When was the last time you went to a business that had a waiting room and didn't see a vending machine? We walk by vending machines just about every day, so someone is definitely making money in vending machine sales. But we never really think about where these machines came from. That is where your vending machine business comes in. Now that you are clear that there is in fact a market for this product, how do you go about marketing it?
Develop the basis of your vending business marketing plan by listing details about the product and customer. What types of vending machines will you be selling? Will they be used machines, brand new machines or both? Since this is business-to-business (B2B) sales, who are the business owners who you will be targeting? Are you trying to sell to larger companies like Coca Cola or smaller boutique companies who place a few vending machines in various locations?
Do research on other vending machine businesses in your area and online. How do they get the word out about their vending products?
Based on your research and the prospective customer, decide what type of advertising placements you believe would reach potential customers the most effectively for the least possible investment.
Take plenty of pictures of your stock of vending machines or get pictures of the products you intend to sell from the manufacturers.
Hire a print layout designer to develop a brochure that describes and touts your business. Add plenty of pictures.
Hire a web designer to set up a basic Website for your vending machine business.
Have your graphics designer produce business cards printed related to your business.

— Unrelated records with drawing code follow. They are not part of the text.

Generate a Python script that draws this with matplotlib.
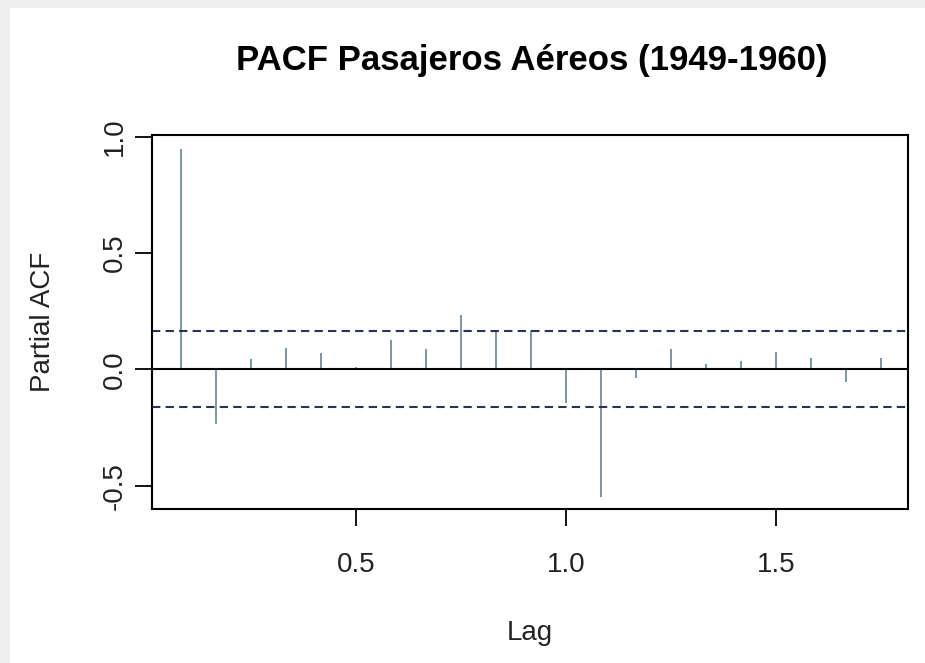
import numpy as np
import matplotlib.pyplot as plt
from matplotlib.patches import Rectangle

plt.rcParams['font.family'] = ['Liberation Sans', 'DejaVu Sans']

# PACF values, lags 1..21 months
lag_months = list(range(1, 22))
pacf_vals = [0.945, -0.235, 0.043, 0.093, 0.072, 0.011, 0.126, 0.087, 0.233, 0.160, 0.169,
             -0.143, -0.547, -0.036, 0.086, 0.024, 0.034, 0.073, 0.049, -0.053, 0.050]
conf = 0.1633
xticks = [0.5, 1.0, 1.5]
yticks = [-0.5, 0.0, 0.5, 1.0]

lags = np.array(lag_months) / 12.0

fig = plt.figure(figsize=(9.25, 6.63), dpi=100)
fig.patch.set_facecolor('#efefef')
# white page area (screenshot frame)
fig.patches.append(Rectangle((10 / 925, 0), 1, 1 - 8 / 663, transform=fig.transFigure,
                             facecolor='white', edgecolor='none', zorder=-5))

ax = fig.add_axes([0.164, 0.2318, 0.9813 - 0.164, 0.796 - 0.2318])
ax.vlines(lags, 0, pacf_vals, color='#6f8d9e', lw=1.3)
ax.axhline(0, color='black', lw=1.5)
ax.axhline(conf, color='#2b3352', lw=1.5, ls=(0, (4, 2.5)))
ax.axhline(-conf, color='#2b3352', lw=1.5, ls=(0, (4, 2.5)))

ax.set_xlim(0.0143, 1.814)
ax.set_ylim(-0.602, 1.006)
ax.set_xticks(xticks)
ax.set_xticklabels([f'{t:.1f}' for t in xticks])
ax.set_yticks(yticks)
ax.set_yticklabels([f'{t:.1f}' for t in yticks], rotation=90, va='center')
ax.tick_params(direction='out', length=12, width=1.3, labelsize=20, labelcolor='#222222')
ax.tick_params(axis='x', pad=19)
ax.tick_params(axis='y', pad=5)
for s in ax.spines.values():
    s.set_linewidth(1.5)

ax.set_xlabel('Lag', fontsize=20, labelpad=30, color='#222222')
ax.set_ylabel('Partial ACF', fontsize=20, labelpad=33, color='#222222')
fig.text(0.5746, 0.908, 'PACF Pasajeros Aéreos (1949-1960)', ha='center', va='center',
         fontsize=25, fontweight='bold')

fig.savefig('out.png', dpi=100)
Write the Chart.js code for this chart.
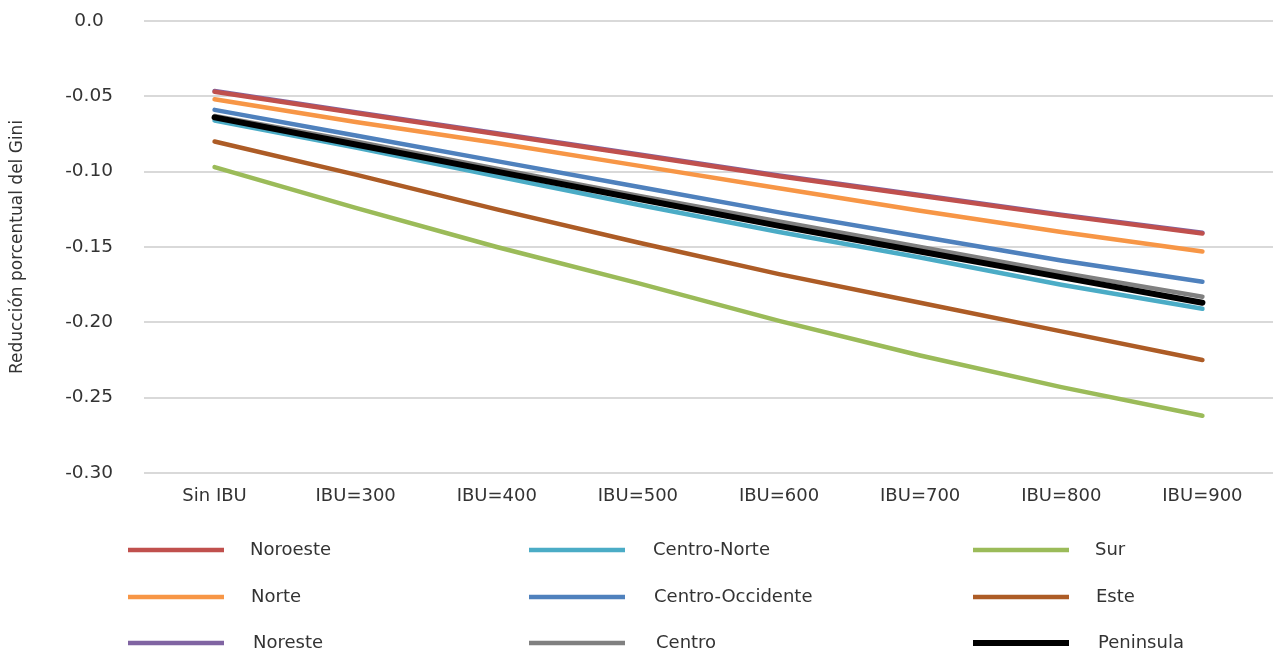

Place advertisements based on your marketing plan. Be sure this includes advertisements in industry publications that vending business owners receive on a regular basis and online text ads targeted for the highly specific keywords that vending machine owners would look up (e.g. discount vending machines or used vending equipment).
Attend vending machine business networking events. Pass out your business cards and brochures.
Write a press release concerning your vending machine business with a newsworthy twist that will attract the attention of your potential customers without being overly promotional (e.g. "Vending Veteran Introduces Revolutionary New Machine That Saves Time").
When you receive inquiries from customers, ask for their address so that you can send them a brochure and business card. They need something in hand to keep your business in mind.
Don't put prices on the brochures unless they are amazingly low compared to what is on the market currently. If you are not good at selling and networking, hire to someone to do it for you.
Don't spend a lot of money advertising to the general public; hone in on vending business owners. Many companies think they can convince everyday people to start vending businesses and then convince these new people to buy their products, but that is not a good business strategy. Pick people who are experienced in the business as your target market.